● **Short task**: Below are some records; retype all of them exactly.

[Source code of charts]
---+---

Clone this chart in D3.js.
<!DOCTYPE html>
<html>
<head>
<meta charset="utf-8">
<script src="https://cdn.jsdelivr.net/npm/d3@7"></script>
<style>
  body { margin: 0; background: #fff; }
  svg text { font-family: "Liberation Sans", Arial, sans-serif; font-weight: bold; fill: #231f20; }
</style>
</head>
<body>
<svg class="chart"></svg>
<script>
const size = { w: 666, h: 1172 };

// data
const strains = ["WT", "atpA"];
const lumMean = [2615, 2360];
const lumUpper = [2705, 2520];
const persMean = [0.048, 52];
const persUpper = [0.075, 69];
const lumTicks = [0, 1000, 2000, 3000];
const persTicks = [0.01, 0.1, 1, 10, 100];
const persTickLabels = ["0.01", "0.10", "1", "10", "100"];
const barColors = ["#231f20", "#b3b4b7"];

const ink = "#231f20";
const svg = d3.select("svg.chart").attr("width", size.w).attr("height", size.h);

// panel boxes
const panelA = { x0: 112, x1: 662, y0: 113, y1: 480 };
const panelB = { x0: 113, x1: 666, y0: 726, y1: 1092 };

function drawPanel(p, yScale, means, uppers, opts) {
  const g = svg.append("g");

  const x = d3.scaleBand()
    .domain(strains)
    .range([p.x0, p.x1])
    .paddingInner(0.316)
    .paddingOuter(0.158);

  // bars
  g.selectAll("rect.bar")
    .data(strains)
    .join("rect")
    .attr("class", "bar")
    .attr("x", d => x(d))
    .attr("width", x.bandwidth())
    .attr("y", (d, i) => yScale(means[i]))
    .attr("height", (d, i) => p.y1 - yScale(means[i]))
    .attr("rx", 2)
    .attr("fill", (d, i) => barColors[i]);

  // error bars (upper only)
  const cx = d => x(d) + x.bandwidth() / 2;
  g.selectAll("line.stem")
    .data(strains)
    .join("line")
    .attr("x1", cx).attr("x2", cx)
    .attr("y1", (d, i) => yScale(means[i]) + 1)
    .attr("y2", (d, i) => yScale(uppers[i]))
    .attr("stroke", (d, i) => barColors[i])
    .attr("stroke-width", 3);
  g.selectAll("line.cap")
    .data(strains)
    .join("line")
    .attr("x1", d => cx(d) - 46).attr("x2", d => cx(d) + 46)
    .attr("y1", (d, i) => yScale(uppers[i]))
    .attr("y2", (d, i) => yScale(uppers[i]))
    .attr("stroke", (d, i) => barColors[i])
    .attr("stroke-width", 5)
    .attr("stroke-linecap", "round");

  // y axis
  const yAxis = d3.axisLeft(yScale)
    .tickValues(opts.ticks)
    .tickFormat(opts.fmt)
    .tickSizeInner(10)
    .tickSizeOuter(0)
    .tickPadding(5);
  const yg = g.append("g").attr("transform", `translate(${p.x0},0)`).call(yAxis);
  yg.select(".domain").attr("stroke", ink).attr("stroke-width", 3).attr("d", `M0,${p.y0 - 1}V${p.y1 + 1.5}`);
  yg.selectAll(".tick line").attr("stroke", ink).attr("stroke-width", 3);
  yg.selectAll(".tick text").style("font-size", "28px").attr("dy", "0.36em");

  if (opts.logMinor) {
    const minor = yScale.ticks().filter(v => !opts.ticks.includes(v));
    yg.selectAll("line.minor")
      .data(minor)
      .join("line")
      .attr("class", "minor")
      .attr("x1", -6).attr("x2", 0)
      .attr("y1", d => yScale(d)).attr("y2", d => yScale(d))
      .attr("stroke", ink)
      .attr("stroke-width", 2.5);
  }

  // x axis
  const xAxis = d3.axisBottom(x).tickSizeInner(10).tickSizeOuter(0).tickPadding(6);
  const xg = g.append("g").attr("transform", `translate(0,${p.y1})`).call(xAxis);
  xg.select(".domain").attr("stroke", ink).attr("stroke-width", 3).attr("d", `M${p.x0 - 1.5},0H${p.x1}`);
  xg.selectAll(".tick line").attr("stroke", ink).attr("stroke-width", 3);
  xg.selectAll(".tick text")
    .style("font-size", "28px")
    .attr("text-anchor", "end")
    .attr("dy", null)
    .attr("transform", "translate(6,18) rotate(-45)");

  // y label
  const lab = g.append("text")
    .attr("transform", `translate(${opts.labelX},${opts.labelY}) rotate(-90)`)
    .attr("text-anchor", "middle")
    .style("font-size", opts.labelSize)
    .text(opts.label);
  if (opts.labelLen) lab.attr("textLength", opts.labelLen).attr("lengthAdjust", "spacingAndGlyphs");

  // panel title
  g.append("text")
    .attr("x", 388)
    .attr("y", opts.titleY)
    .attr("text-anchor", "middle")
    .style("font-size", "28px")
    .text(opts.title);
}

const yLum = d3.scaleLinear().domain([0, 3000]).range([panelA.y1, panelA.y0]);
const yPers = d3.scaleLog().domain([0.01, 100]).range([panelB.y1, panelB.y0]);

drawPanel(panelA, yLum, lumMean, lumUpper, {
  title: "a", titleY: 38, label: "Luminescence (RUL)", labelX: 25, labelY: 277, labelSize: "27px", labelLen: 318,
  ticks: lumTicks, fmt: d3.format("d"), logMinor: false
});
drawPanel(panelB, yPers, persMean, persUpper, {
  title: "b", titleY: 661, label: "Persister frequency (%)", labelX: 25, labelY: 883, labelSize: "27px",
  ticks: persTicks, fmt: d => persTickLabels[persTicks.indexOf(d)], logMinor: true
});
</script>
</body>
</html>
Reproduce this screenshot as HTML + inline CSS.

---+---

● **Final result**:
Clone this chart in D3.js.
<!DOCTYPE html>
<html>
<head>
<meta charset="utf-8">
<script src="https://cdn.jsdelivr.net/npm/d3@7"></script>
<style>
  body { margin: 0; background: #fff; }
  svg text { font-family: "Liberation Sans", Arial, sans-serif; font-weight: bold; fill: #231f20; }
</style>
</head>
<body>
<svg class="chart"></svg>
<script>
const size = { w: 666, h: 1172 };

// data
const strains = ["WT", "atpA"];
const lumMean = [2615, 2360];
const lumUpper = [2705, 2520];
const persMean = [0.048, 52];
const persUpper = [0.075, 69];
const lumTicks = [0, 1000, 2000, 3000];
const persTicks = [0.01, 0.1, 1, 10, 100];
const persTickLabels = ["0.01", "0.10", "1", "10", "100"];
const barColors = ["#231f20", "#b3b4b7"];

const ink = "#231f20";
const svg = d3.select("svg.chart").attr("width", size.w).attr("height", size.h);

// panel boxes
const panelA = { x0: 112, x1: 662, y0: 113, y1: 480 };
const panelB = { x0: 113, x1: 666, y0: 726, y1: 1092 };

function drawPanel(p, yScale, means, uppers, opts) {
  const g = svg.append("g");

  const x = d3.scaleBand()
    .domain(strains)
    .range([p.x0, p.x1])
    .paddingInner(0.316)
    .paddingOuter(0.158);

  // bars
  g.selectAll("rect.bar")
    .data(strains)
    .join("rect")
    .attr("class", "bar")
    .attr("x", d => x(d))
    .attr("width", x.bandwidth())
    .attr("y", (d, i) => yScale(means[i]))
    .attr("height", (d, i) => p.y1 - yScale(means[i]))
    .attr("rx", 2)
    .attr("fill", (d, i) => barColors[i]);

  // error bars (upper only)
  const cx = d => x(d) + x.bandwidth() / 2;
  g.selectAll("line.stem")
    .data(strains)
    .join("line")
    .attr("x1", cx).attr("x2", cx)
    .attr("y1", (d, i) => yScale(means[i]) + 1)
    .attr("y2", (d, i) => yScale(uppers[i]))
    .attr("stroke", (d, i) => barColors[i])
    .attr("stroke-width", 3);
  g.selectAll("line.cap")
    .data(strains)
    .join("line")
    .attr("x1", d => cx(d) - 46).attr("x2", d => cx(d) + 46)
    .attr("y1", (d, i) => yScale(uppers[i]))
    .attr("y2", (d, i) => yScale(uppers[i]))
    .attr("stroke", (d, i) => barColors[i])
    .attr("stroke-width", 5)
    .attr("stroke-linecap", "round");

  // y axis
  const yAxis = d3.axisLeft(yScale)
    .tickValues(opts.ticks)
    .tickFormat(opts.fmt)
    .tickSizeInner(10)
    .tickSizeOuter(0)
    .tickPadding(5);
  const yg = g.append("g").attr("transform", `translate(${p.x0},0)`).call(yAxis);
  yg.select(".domain").attr("stroke", ink).attr("stroke-width", 3).attr("d", `M0,${p.y0 - 1}V${p.y1 + 1.5}`);
  yg.selectAll(".tick line").attr("stroke", ink).attr("stroke-width", 3);
  yg.selectAll(".tick text").style("font-size", "28px").attr("dy", "0.36em");

  if (opts.logMinor) {
    const minor = yScale.ticks().filter(v => !opts.ticks.includes(v));
    yg.selectAll("line.minor")
      .data(minor)
      .join("line")
      .attr("class", "minor")
      .attr("x1", -6).attr("x2", 0)
      .attr("y1", d => yScale(d)).attr("y2", d => yScale(d))
      .attr("stroke", ink)
      .attr("stroke-width", 2.5);
  }

  // x axis
  const xAxis = d3.axisBottom(x).tickSizeInner(10).tickSizeOuter(0).tickPadding(6);
  const xg = g.append("g").attr("transform", `translate(0,${p.y1})`).call(xAxis);
  xg.select(".domain").attr("stroke", ink).attr("stroke-width", 3).attr("d", `M${p.x0 - 1.5},0H${p.x1}`);
  xg.selectAll(".tick line").attr("stroke", ink).attr("stroke-width", 3);
  xg.selectAll(".tick text")
    .style("font-size", "28px")
    .attr("text-anchor", "end")
    .attr("dy", null)
    .attr("transform", "translate(6,18) rotate(-45)");

  // y label
  const lab = g.append("text")
    .attr("transform", `translate(${opts.labelX},${opts.labelY}) rotate(-90)`)
    .attr("text-anchor", "middle")
    .style("font-size", opts.labelSize)
    .text(opts.label);
  if (opts.labelLen) lab.attr("textLength", opts.labelLen).attr("lengthAdjust", "spacingAndGlyphs");

  // panel title
  g.append("text")
    .attr("x", 388)
    .attr("y", opts.titleY)
    .attr("text-anchor", "middle")
    .style("font-size", "28px")
    .text(opts.title);
}

const yLum = d3.scaleLinear().domain([0, 3000]).range([panelA.y1, panelA.y0]);
const yPers = d3.scaleLog().domain([0.01, 100]).range([panelB.y1, panelB.y0]);

drawPanel(panelA, yLum, lumMean, lumUpper, {
  title: "a", titleY: 38, label: "Luminescence (RUL)", labelX: 25, labelY: 277, labelSize: "27px", labelLen: 318,
  ticks: lumTicks, fmt: d3.format("d"), logMinor: false
});
drawPanel(panelB, yPers, persMean, persUpper, {
  title: "b", titleY: 661, label: "Persister frequency (%)", labelX: 25, labelY: 883, labelSize: "27px",
  ticks: persTicks, fmt: d => persTickLabels[persTicks.indexOf(d)], logMinor: true
});
</script>
</body>
</html>
Reproduce this screenshot as HTML + inline CSS.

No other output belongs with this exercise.